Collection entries
——

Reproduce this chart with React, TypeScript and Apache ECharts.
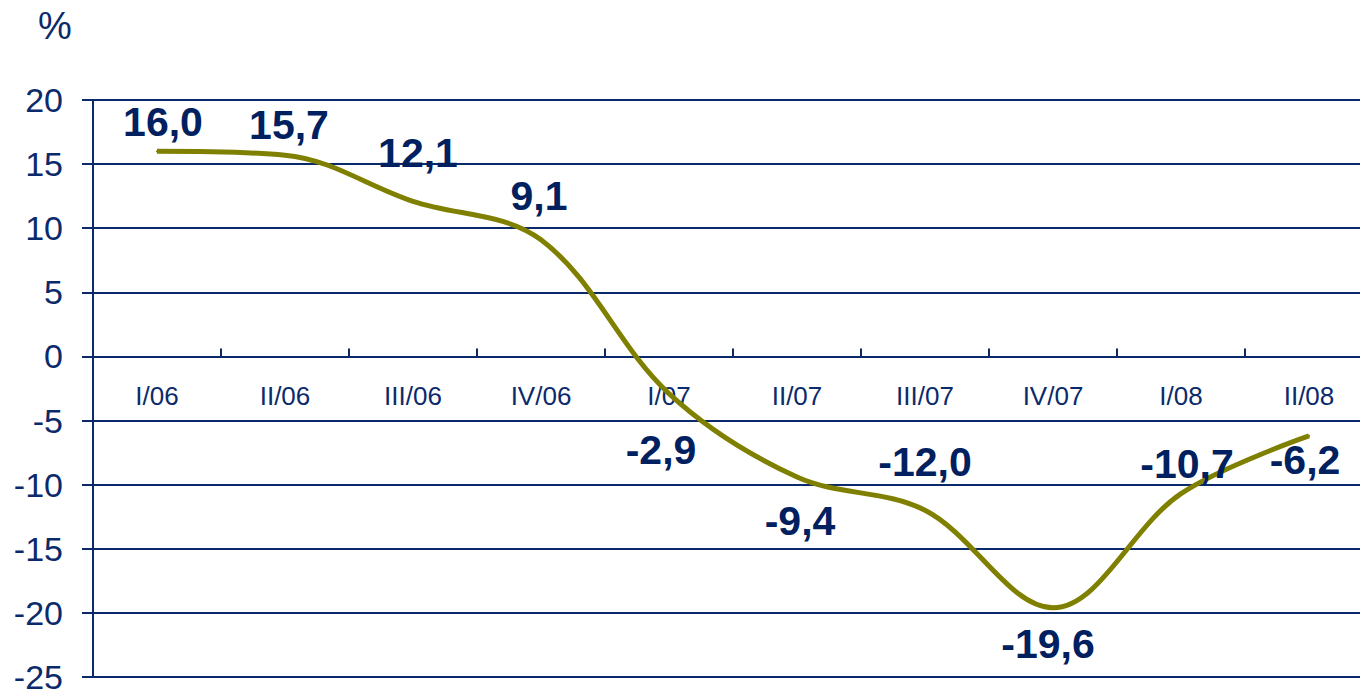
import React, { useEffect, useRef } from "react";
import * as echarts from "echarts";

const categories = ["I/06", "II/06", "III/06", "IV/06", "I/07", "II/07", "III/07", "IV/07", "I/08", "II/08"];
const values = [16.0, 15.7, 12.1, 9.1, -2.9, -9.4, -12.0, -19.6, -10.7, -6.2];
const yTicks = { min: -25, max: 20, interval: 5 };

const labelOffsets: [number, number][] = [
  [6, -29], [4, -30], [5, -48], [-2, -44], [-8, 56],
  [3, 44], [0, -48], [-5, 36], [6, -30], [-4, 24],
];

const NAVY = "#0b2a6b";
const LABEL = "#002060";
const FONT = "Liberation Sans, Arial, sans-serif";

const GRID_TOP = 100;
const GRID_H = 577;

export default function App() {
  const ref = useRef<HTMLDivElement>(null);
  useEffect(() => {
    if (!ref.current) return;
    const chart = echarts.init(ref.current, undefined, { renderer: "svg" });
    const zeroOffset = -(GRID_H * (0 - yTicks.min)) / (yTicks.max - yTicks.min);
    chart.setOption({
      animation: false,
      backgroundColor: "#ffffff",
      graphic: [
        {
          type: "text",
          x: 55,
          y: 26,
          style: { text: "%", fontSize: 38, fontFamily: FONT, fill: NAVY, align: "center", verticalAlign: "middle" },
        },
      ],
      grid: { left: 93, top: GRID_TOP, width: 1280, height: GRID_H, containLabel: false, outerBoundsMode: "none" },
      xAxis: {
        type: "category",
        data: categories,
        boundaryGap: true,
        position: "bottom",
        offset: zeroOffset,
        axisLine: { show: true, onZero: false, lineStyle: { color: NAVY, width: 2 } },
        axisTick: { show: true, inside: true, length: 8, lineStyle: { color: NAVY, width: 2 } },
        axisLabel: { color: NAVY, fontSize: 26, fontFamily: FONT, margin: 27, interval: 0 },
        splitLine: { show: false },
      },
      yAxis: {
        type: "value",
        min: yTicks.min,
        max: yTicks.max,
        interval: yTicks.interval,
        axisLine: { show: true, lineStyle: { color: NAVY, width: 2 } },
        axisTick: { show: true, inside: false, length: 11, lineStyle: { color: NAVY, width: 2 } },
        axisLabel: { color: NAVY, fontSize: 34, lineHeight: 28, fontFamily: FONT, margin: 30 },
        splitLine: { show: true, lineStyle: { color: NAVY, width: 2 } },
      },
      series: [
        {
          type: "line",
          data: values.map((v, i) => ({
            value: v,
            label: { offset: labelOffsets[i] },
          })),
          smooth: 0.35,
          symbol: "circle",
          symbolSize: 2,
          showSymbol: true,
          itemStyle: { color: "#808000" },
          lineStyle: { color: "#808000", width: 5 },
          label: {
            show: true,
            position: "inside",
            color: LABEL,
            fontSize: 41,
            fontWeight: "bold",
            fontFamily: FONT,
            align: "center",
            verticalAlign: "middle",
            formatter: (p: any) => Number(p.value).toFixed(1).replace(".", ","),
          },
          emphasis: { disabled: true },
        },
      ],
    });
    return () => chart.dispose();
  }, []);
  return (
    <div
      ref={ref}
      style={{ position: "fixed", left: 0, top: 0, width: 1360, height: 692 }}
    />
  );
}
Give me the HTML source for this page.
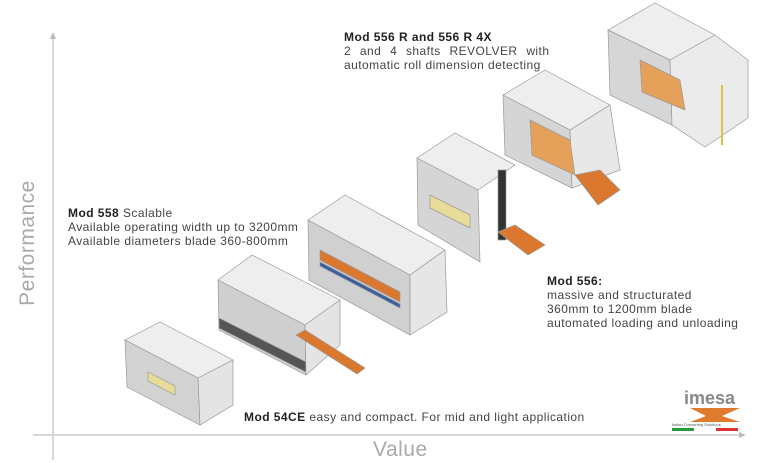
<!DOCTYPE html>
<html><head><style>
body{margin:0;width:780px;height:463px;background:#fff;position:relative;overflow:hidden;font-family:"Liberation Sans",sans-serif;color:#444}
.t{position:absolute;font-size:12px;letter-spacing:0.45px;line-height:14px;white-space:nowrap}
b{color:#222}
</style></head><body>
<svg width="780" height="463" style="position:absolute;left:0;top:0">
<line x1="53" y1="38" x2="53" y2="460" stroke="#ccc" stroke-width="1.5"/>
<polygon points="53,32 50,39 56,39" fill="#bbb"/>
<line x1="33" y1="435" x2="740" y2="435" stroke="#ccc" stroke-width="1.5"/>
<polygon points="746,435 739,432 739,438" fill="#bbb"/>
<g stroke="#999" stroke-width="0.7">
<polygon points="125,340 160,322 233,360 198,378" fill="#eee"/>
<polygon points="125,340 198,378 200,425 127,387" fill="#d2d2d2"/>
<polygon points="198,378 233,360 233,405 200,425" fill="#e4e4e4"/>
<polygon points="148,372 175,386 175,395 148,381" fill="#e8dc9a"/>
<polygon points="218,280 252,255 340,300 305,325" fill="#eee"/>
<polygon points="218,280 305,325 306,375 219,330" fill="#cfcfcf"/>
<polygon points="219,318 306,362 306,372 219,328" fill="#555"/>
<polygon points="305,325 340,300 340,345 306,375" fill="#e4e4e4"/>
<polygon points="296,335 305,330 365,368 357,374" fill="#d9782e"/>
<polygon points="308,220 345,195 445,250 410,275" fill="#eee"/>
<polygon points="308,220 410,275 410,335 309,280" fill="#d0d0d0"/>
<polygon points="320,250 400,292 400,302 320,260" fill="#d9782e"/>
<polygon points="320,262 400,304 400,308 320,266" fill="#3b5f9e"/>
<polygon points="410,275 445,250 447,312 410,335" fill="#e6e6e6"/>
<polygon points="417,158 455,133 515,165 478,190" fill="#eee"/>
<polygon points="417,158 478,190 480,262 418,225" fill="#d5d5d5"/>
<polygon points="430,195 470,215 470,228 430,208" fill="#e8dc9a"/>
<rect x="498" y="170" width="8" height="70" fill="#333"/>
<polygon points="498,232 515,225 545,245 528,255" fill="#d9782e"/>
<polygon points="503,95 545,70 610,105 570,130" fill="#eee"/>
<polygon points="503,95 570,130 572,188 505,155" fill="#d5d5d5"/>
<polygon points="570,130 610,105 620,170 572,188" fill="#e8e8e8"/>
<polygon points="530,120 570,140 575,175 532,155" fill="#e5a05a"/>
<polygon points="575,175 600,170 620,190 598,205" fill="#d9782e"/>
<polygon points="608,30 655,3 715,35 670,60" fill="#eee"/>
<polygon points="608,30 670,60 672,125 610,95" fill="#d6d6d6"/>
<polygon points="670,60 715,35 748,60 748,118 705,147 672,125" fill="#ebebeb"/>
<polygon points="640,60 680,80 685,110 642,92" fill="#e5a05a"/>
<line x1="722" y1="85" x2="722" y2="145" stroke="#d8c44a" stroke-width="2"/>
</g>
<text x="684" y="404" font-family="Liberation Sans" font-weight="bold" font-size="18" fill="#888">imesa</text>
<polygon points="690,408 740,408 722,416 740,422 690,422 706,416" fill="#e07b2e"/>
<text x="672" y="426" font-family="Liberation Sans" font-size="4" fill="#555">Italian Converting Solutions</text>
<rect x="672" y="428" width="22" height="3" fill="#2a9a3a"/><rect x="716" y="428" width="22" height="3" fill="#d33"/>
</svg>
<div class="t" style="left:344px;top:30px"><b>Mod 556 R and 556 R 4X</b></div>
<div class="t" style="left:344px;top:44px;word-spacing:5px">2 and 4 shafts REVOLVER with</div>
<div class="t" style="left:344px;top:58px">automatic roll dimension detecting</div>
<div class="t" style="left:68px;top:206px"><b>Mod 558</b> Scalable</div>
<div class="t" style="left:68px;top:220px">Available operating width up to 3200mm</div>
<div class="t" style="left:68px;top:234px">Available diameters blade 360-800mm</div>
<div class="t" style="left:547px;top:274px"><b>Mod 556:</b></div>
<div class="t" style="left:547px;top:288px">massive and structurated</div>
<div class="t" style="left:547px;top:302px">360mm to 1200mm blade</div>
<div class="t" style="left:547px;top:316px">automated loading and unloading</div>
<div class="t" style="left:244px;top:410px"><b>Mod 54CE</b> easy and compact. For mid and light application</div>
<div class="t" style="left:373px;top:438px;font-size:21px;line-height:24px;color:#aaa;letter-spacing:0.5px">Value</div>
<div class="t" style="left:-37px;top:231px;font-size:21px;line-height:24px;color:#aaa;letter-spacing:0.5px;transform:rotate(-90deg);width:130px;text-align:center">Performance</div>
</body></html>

——

## Given task
Transcribe, from the records above, the first line and every line after it up to and including the line with "const GRID_H = 577;"; omit pictures.

## The output
Reproduce this chart with React, TypeScript and Apache ECharts.
import React, { useEffect, useRef } from "react";
import * as echarts from "echarts";

const categories = ["I/06", "II/06", "III/06", "IV/06", "I/07", "II/07", "III/07", "IV/07", "I/08", "II/08"];
const values = [16.0, 15.7, 12.1, 9.1, -2.9, -9.4, -12.0, -19.6, -10.7, -6.2];
const yTicks = { min: -25, max: 20, interval: 5 };

const labelOffsets: [number, number][] = [
  [6, -29], [4, -30], [5, -48], [-2, -44], [-8, 56],
  [3, 44], [0, -48], [-5, 36], [6, -30], [-4, 24],
];

const NAVY = "#0b2a6b";
const LABEL = "#002060";
const FONT = "Liberation Sans, Arial, sans-serif";

const GRID_TOP = 100;
const GRID_H = 577;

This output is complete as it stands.